'''

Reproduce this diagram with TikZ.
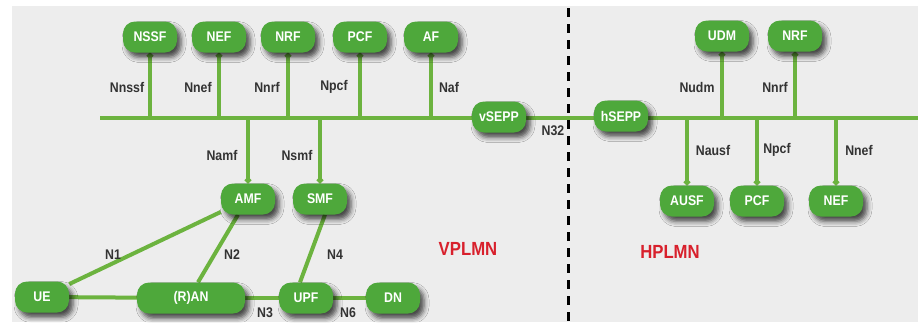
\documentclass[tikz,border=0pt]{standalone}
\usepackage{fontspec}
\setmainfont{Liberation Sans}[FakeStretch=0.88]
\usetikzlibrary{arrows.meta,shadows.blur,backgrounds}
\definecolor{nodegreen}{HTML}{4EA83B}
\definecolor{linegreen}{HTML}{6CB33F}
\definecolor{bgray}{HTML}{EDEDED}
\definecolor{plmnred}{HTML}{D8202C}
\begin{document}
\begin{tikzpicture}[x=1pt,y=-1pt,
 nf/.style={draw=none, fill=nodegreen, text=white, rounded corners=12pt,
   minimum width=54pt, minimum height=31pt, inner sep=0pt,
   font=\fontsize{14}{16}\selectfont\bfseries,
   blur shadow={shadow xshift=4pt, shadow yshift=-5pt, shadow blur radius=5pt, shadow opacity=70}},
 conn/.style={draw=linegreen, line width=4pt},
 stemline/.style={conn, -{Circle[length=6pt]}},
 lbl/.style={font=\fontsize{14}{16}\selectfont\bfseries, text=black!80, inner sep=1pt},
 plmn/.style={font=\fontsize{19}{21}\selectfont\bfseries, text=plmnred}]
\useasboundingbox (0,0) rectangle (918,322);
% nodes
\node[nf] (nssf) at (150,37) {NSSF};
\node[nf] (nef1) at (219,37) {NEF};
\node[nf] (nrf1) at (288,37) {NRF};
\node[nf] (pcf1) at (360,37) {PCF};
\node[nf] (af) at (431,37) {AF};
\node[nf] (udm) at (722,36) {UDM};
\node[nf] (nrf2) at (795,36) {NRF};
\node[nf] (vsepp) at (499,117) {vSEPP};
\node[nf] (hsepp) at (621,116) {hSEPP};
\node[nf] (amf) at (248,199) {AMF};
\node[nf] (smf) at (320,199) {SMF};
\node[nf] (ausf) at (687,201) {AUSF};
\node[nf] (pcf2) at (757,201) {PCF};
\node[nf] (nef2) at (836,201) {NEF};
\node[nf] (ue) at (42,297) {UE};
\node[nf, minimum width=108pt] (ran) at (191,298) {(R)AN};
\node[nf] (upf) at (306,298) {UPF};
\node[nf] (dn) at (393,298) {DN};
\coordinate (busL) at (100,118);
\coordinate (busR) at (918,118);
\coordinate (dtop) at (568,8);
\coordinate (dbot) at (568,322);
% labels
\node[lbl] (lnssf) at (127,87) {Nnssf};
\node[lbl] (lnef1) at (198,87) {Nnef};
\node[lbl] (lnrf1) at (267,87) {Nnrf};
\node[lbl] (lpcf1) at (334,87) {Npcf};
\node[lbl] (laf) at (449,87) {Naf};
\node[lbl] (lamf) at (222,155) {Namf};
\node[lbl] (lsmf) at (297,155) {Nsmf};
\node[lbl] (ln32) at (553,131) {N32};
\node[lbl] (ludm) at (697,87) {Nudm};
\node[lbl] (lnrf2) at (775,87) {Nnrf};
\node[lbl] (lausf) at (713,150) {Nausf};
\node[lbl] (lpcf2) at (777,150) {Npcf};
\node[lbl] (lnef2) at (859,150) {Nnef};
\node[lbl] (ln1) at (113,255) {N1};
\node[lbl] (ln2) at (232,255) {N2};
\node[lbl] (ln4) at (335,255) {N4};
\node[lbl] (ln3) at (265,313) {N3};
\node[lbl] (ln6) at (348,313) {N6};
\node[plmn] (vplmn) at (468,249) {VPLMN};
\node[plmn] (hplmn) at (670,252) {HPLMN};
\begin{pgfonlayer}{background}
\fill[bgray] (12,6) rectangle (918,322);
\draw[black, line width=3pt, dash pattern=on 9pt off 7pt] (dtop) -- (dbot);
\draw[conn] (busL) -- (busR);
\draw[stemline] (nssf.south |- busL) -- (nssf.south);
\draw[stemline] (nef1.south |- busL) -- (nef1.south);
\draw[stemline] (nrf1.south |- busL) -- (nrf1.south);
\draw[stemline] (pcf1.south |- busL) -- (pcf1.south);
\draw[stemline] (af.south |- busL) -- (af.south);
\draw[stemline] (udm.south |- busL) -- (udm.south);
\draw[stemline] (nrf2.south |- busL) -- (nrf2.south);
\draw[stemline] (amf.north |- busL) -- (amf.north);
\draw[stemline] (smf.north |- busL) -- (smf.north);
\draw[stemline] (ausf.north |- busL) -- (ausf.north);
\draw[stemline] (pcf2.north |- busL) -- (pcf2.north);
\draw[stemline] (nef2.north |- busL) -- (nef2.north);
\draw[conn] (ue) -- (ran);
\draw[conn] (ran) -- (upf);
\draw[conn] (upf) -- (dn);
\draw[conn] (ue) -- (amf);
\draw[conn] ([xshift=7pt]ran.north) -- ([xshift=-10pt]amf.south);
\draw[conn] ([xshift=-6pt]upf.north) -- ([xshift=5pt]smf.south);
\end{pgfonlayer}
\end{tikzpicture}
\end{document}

'''

● **PROBLEM REQUIREMENTS**
Exclude every picture and copy the remaining data exactly.

● **TASK RESPONSE**
Reproduce this diagram with TikZ.
\documentclass[tikz,border=0pt]{standalone}
\usepackage{fontspec}
\setmainfont{Liberation Sans}[FakeStretch=0.88]
\usetikzlibrary{arrows.meta,shadows.blur,backgrounds}
\definecolor{nodegreen}{HTML}{4EA83B}
\definecolor{linegreen}{HTML}{6CB33F}
\definecolor{bgray}{HTML}{EDEDED}
\definecolor{plmnred}{HTML}{D8202C}
\begin{document}
\begin{tikzpicture}[x=1pt,y=-1pt,
 nf/.style={draw=none, fill=nodegreen, text=white, rounded corners=12pt,
   minimum width=54pt, minimum height=31pt, inner sep=0pt,
   font=\fontsize{14}{16}\selectfont\bfseries,
   blur shadow={shadow xshift=4pt, shadow yshift=-5pt, shadow blur radius=5pt, shadow opacity=70}},
 conn/.style={draw=linegreen, line width=4pt},
 stemline/.style={conn, -{Circle[length=6pt]}},
 lbl/.style={font=\fontsize{14}{16}\selectfont\bfseries, text=black!80, inner sep=1pt},
 plmn/.style={font=\fontsize{19}{21}\selectfont\bfseries, text=plmnred}]
\useasboundingbox (0,0) rectangle (918,322);
% nodes
\node[nf] (nssf) at (150,37) {NSSF};
\node[nf] (nef1) at (219,37) {NEF};
\node[nf] (nrf1) at (288,37) {NRF};
\node[nf] (pcf1) at (360,37) {PCF};
\node[nf] (af) at (431,37) {AF};
\node[nf] (udm) at (722,36) {UDM};
\node[nf] (nrf2) at (795,36) {NRF};
\node[nf] (vsepp) at (499,117) {vSEPP};
\node[nf] (hsepp) at (621,116) {hSEPP};
\node[nf] (amf) at (248,199) {AMF};
\node[nf] (smf) at (320,199) {SMF};
\node[nf] (ausf) at (687,201) {AUSF};
\node[nf] (pcf2) at (757,201) {PCF};
\node[nf] (nef2) at (836,201) {NEF};
\node[nf] (ue) at (42,297) {UE};
\node[nf, minimum width=108pt] (ran) at (191,298) {(R)AN};
\node[nf] (upf) at (306,298) {UPF};
\node[nf] (dn) at (393,298) {DN};
\coordinate (busL) at (100,118);
\coordinate (busR) at (918,118);
\coordinate (dtop) at (568,8);
\coordinate (dbot) at (568,322);
% labels
\node[lbl] (lnssf) at (127,87) {Nnssf};
\node[lbl] (lnef1) at (198,87) {Nnef};
\node[lbl] (lnrf1) at (267,87) {Nnrf};
\node[lbl] (lpcf1) at (334,87) {Npcf};
\node[lbl] (laf) at (449,87) {Naf};
\node[lbl] (lamf) at (222,155) {Namf};
\node[lbl] (lsmf) at (297,155) {Nsmf};
\node[lbl] (ln32) at (553,131) {N32};
\node[lbl] (ludm) at (697,87) {Nudm};
\node[lbl] (lnrf2) at (775,87) {Nnrf};
\node[lbl] (lausf) at (713,150) {Nausf};
\node[lbl] (lpcf2) at (777,150) {Npcf};
\node[lbl] (lnef2) at (859,150) {Nnef};
\node[lbl] (ln1) at (113,255) {N1};
\node[lbl] (ln2) at (232,255) {N2};
\node[lbl] (ln4) at (335,255) {N4};
\node[lbl] (ln3) at (265,313) {N3};
\node[lbl] (ln6) at (348,313) {N6};
\node[plmn] (vplmn) at (468,249) {VPLMN};
\node[plmn] (hplmn) at (670,252) {HPLMN};
\begin{pgfonlayer}{background}
\fill[bgray] (12,6) rectangle (918,322);
\draw[black, line width=3pt, dash pattern=on 9pt off 7pt] (dtop) -- (dbot);
\draw[conn] (busL) -- (busR);
\draw[stemline] (nssf.south |- busL) -- (nssf.south);
\draw[stemline] (nef1.south |- busL) -- (nef1.south);
\draw[stemline] (nrf1.south |- busL) -- (nrf1.south);
\draw[stemline] (pcf1.south |- busL) -- (pcf1.south);
\draw[stemline] (af.south |- busL) -- (af.south);
\draw[stemline] (udm.south |- busL) -- (udm.south);
\draw[stemline] (nrf2.south |- busL) -- (nrf2.south);
\draw[stemline] (amf.north |- busL) -- (amf.north);
\draw[stemline] (smf.north |- busL) -- (smf.north);
\draw[stemline] (ausf.north |- busL) -- (ausf.north);
\draw[stemline] (pcf2.north |- busL) -- (pcf2.north);
\draw[stemline] (nef2.north |- busL) -- (nef2.north);
\draw[conn] (ue) -- (ran);
\draw[conn] (ran) -- (upf);
\draw[conn] (upf) -- (dn);
\draw[conn] (ue) -- (amf);
\draw[conn] ([xshift=7pt]ran.north) -- ([xshift=-10pt]amf.south);
\draw[conn] ([xshift=-6pt]upf.north) -- ([xshift=5pt]smf.south);
\end{pgfonlayer}
\end{tikzpicture}
\end{document}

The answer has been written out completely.